Four Years From Home by Larry Enright

Over 12,000 eBooks sold since October 2010

Available from Amazon.com, Amazon.co.uk and B&N

Good book! Very funny and definitely kept me reading to find out what happened. I was very surprised by the ending, I didnt have it anywhere near figured out! Great first novel, I will be waiting for more from him. — Joy Unger, Librarything.com

Tom Ryan — firstborn of five children in an Irish Catholic family, smart and acerbic, a cheat and a bully — calls himself the future king of the Ryans. There are other opinions. His mother calls him a holy terror. Mrs. Ioli calls the police on him. His father says that had Trouble been a saint, that would have been Tom’s middle name. But his parents, neighbors, peers, and siblings all must bow down before him or suffer the consequences. Just ask the Christmas turkey leftovers he buried in the side yard.

Harry, the youngest Ryan, was the shining star of the family. Bright, sensitive, and caring, he was protected by parental radar, called by God and Grandma Ryan to the priesthood, and was in Tom’s eyes, a brown-nosing little punk who had become a threat to his kingdom and the primary target of his search and destroy missions.

Then Harry changed. He abandoned his vocation and quit the church, and when he left for college, he left for good. He never called. He rarely wrote. His picture disappeared from the mantle. It was as if he had ceased to exist and his shining star had been but a passing comet. The enemy had retreated and Tom’s war was over.
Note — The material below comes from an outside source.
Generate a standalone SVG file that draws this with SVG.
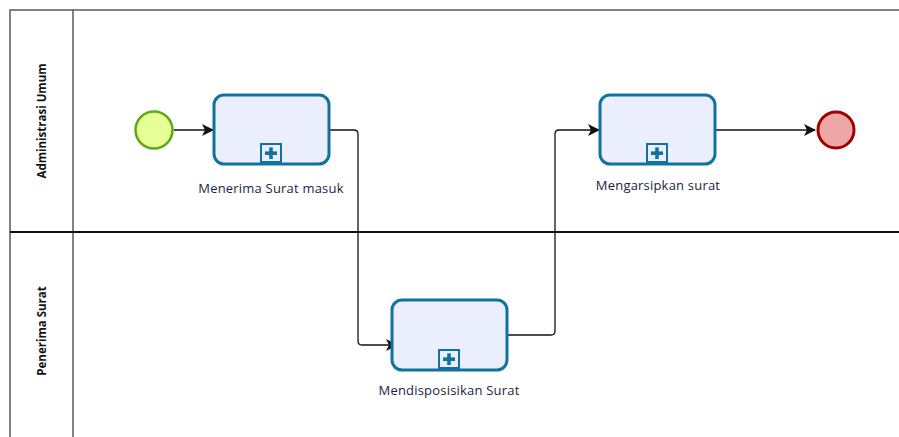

“Four Years from Home” begins on Christmas 1972 during Harry’s senior year at college. The Ryan family has gathered without Harry for another bittersweet holiday celebration. When an unexpected and unwelcome gift arrives, the family demands answers and Tom Ryan, bully cum laude, must make a reluctant journey of discovery and self-discovery into a mystery that can only end in tragedy.